The 19,000 prisoners captured during the last ten
days, together with deserters, left, in Lee’s
once magnificent army, but 28,356 soldiers to be paroled.
The surrendering general was compelled to ask 25,000
rations for these famished troops, a request which
was cheerfully granted.
While all loyal hearts were rejoicing
over the news of Lee’s surrender, recognized
as virtually ending the war, a pall suddenly fell upon
the land. On the evening of April 14th, while
President Lincoln was sitting in a box at Ford’s
Theatre in Washington, an actor, John Wilkes Booth,
crept up behind him, placed a pistol to his head, and
fired. Brandishing his weapon, and crying, “Sic
semper tyrannis,” the assassin leaped
to the stage, sustaining a severe injury. Regaining
his feet, he shouted, “The South is avenged!”
and made his escape.
The bullet had pierced the President’s
brain and rendered him insensible. He was removed
to a house near by, where he died next morning.

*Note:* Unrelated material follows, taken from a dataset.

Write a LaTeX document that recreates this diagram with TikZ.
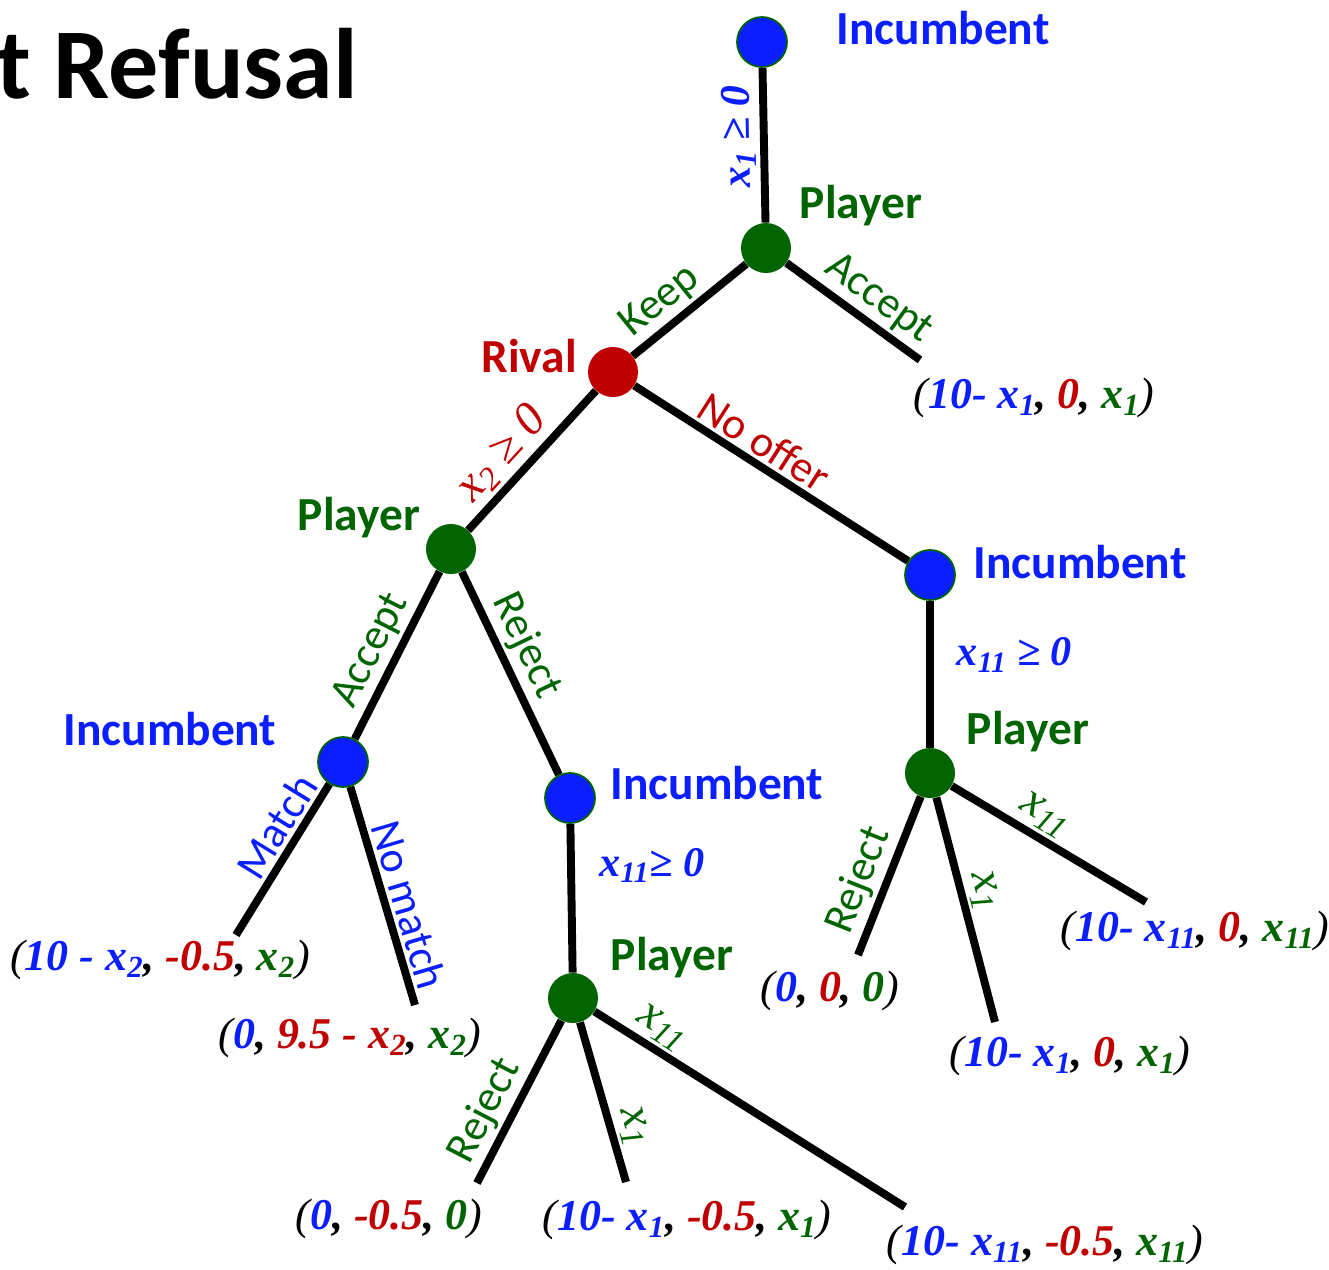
\documentclass[tikz,border=0pt]{standalone}
\usepackage{fontspec}
\setmainfont{Liberation Serif}
\setsansfont{Carlito}
\usepackage{xcolor}
\usepackage{tikz}
\definecolor{inc}{HTML}{0A1EFF}
\definecolor{ply}{HTML}{006400}
\definecolor{riv}{HTML}{C00000}
\newcommand{\xx}[1]{x\textsubscript{#1}}
\newcommand{\pf}[3]{{\mdseries(}\textcolor{inc}{#1}, \textcolor{riv}{#2}, \textcolor{ply}{#3}{\mdseries)}}

\begin{document}
\begin{tikzpicture}[x=0.02cm,y=-0.02cm,
  incdot/.style={circle,minimum size=1cm,inner sep=0pt,fill=inc,draw=ply,line width=1pt},
  plydot/.style={circle,minimum size=1cm,inner sep=0pt,fill=ply},
  rivdot/.style={circle,minimum size=1cm,inner sep=0pt,fill=riv},
  who/.style={inner sep=0pt,font=\sffamily\bfseries\fontsize{27}{32}\selectfont},
  br/.style={sloped,above,inner sep=2pt,font=\sffamily\fontsize{25}{30}\selectfont},
  mth/.style={inner sep=2pt,font=\fontsize{27}{30}\selectfont\itshape},
  mthb/.style={inner sep=2pt,font=\fontsize{24}{28}\selectfont\bfseries\itshape},
  pay/.style={inner sep=0pt,font=\fontsize{25}{30}\selectfont\bfseries\itshape},
  limb/.style={line width=4.5pt}]
\useasboundingbox (0,0) rectangle (1329,1269);

\node[anchor=west,inner sep=0pt,font=\sffamily\bfseries\fontsize{57}{62}\selectfont] (ttl) at (-4,64) {t Refusal};

% decision nodes
\node[incdot] (i0) at (762,42) {};
\node[plydot] (p1) at (766,248) {};
\node[rivdot] (rv) at (613,372) {};
\node[plydot] (p2) at (451,549) {};
\node[incdot] (i1) at (343,762) {};
\node[incdot] (i2) at (570,798) {};
\node[plydot] (p3) at (573,998) {};
\node[incdot] (i3) at (930,575) {};
\node[plydot] (p4) at (930,773) {};

% who moves
\node[who,text=inc] (w0) at (943,28) {Incumbent};
\node[who,text=ply] (w1) at (861,206) {Player};
\node[who,text=riv] (w2) at (529,356) {Rival};
\node[who,text=ply] (w3) at (359,518) {Player};
\node[who,text=inc] (w4) at (170,729) {Incumbent};
\node[who,text=inc] (w5) at (717,783) {Incumbent};
\node[who,text=ply] (w6) at (672,958) {Player};
\node[who,text=inc] (w7) at (1080,562) {Incumbent};
\node[who,text=ply] (w8) at (1028,732) {Player};

% leaves
\coordinate (a1) at (920,360);
\coordinate (m1) at (236,935);
\coordinate (m2) at (415,1005);
\coordinate (r1) at (477,1183);
\coordinate (r2) at (626,1182);
\coordinate (r3) at (905,1207);
\coordinate (n1) at (858,955);
\coordinate (n2) at (995,1022);
\coordinate (n3) at (1146,902);

% branches
\draw[limb] (p1) -- node[mthb,sloped,allow upside down,above,pos=.56,text=inc]{\xx{1} ≥ 0} (i0);
\draw[limb] (p1) -- node[br,pos=.62,text=ply]{Keep} (rv);
\draw[limb] (p1) -- node[br,pos=.58,text=ply]{Accept} (a1);
\draw[limb] (rv) -- node[br,pos=.43,text=riv]{No offer} (i3);
\draw[limb] (rv) -- node[mth,sloped,above,pos=.58,text=riv]{\xx{2} ≥ 0} (p2);
\draw[limb] (p2) -- node[br,pos=.54,text=ply]{Accept} (i1);
\draw[limb] (p2) -- node[br,pos=.42,text=ply]{Reject} (i2);
\draw[limb] (i1) -- node[br,pos=.36,text=inc]{Match} (m1);
\draw[limb] (i1) -- node[br,pos=.57,text=inc]{No match} (m2);
\draw[limb] (i2) -- node[mthb,right,inner sep=0pt,xshift=14pt,pos=.28,text=inc]{\xx{11}≥ 0} (p3);
\draw[limb] (i3) -- node[mthb,right,inner sep=0pt,xshift=13pt,pos=.37,text=inc]{\xx{11} ≥ 0} (p4);
\draw[limb] (p3) -- node[br,pos=.63,text=ply]{Reject} (r1);
\draw[limb] (p3) -- node[mth,sloped,above,pos=.69,text=ply]{\xx{1}} (r2);
\draw[limb] (p3) -- node[mth,sloped,above,pos=.18,text=ply]{\xx{11}} (r3);
\draw[limb] (p4) -- node[br,pos=.59,text=ply]{Reject} (n1);
\draw[limb] (p4) -- node[mth,sloped,above,pos=.44,text=ply]{\xx{1}} (n2);
\draw[limb] (p4) -- node[mth,sloped,above,pos=.42,text=ply]{\xx{11}} (n3);

% payoffs
\node[pay] (u1) at (1034,398) {\pf{10- \xx{1}}{0}{\xx{1}}};
\node[pay] (u2) at (160,960) {\pf{10 - \xx{2}}{-0.5}{\xx{2}}};
\node[pay] (u3) at (350,1038) {\pf{0}{9.5 - \xx{2}}{\xx{2}}};
\node[pay] (u4) at (389,1219) {\pf{0}{-0.5}{0}};
\node[pay] (u5) at (687,1220) {\pf{10- \xx{1}}{-0.5}{\xx{1}}};
\node[pay] (u6) at (1045,1245) {\pf{10- \xx{11}}{-0.5}{\xx{11}}};
\node[pay] (u7) at (830,991) {\pf{0}{0}{0}};
\node[pay] (u8) at (1070,1056) {\pf{10- \xx{1}}{0}{\xx{1}}};
\node[pay] (u9) at (1195,931) {\pf{10- \xx{11}}{0}{\xx{11}}};
\end{tikzpicture}
\end{document}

His body was taken to Springfield, Ill., for burial,
and a nation mourned above his grave, as no American
since Washington had ever been mourned for before.

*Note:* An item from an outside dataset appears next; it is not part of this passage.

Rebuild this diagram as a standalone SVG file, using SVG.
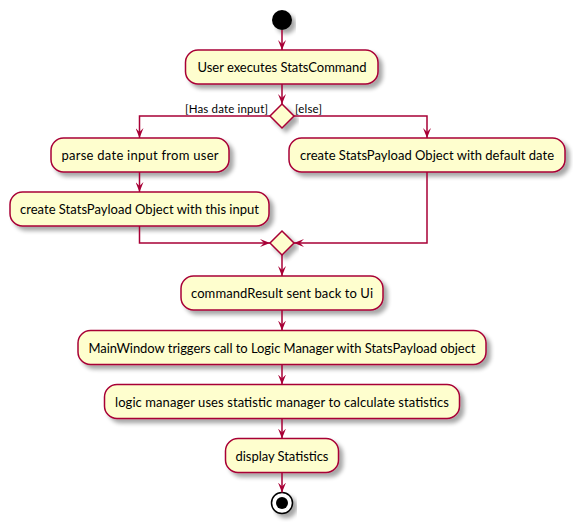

The South repudiated and deplored the foul deed.
Well it might, for, had Lincoln lived, much of its
sorrow during the next years would have been avoided.
Booth was only one of a band of conspirators
who had intended also to take off General Grant and
the whole Cabinet. By a strange good fortune
Secretary Seward, sick in bed, was the only victim
besides the President. He was stabbed three times
with a bowie-knife, but not fatally. After a
cunning flight and brave defence Booth was captured
near Port Royal, and killed. Of the other conspirators
some were hanged, some imprisoned.
The Confederacy collapsed. Johnston’s
army surrendered to Sherman on April 26th. President
Davis fled south. On May 10th he was captured
in Georgia, muffled in a lady’s cloak and shawl,
and became a prisoner at Fortress Monroe. The
war had called into military (land) service in the
two armies together hardly fewer than 4,000,000 men;
2,750,000, in round numbers, on the Union side, and
1,250,000 on the other. The largest number of
northern soldiers in actual service at anyone time
was 1,000,516, on May 1, 1865, 650,000 of them being
able for duty. The largest number of Confederate
land forces in service at any time was 690,000, on
January 1, 1863. The Union armies lost by death
304,369-44,238 of these being killed in
battle, 49,205 dying of wounds. Over 26,000 are
known to have died in Confederate prisons.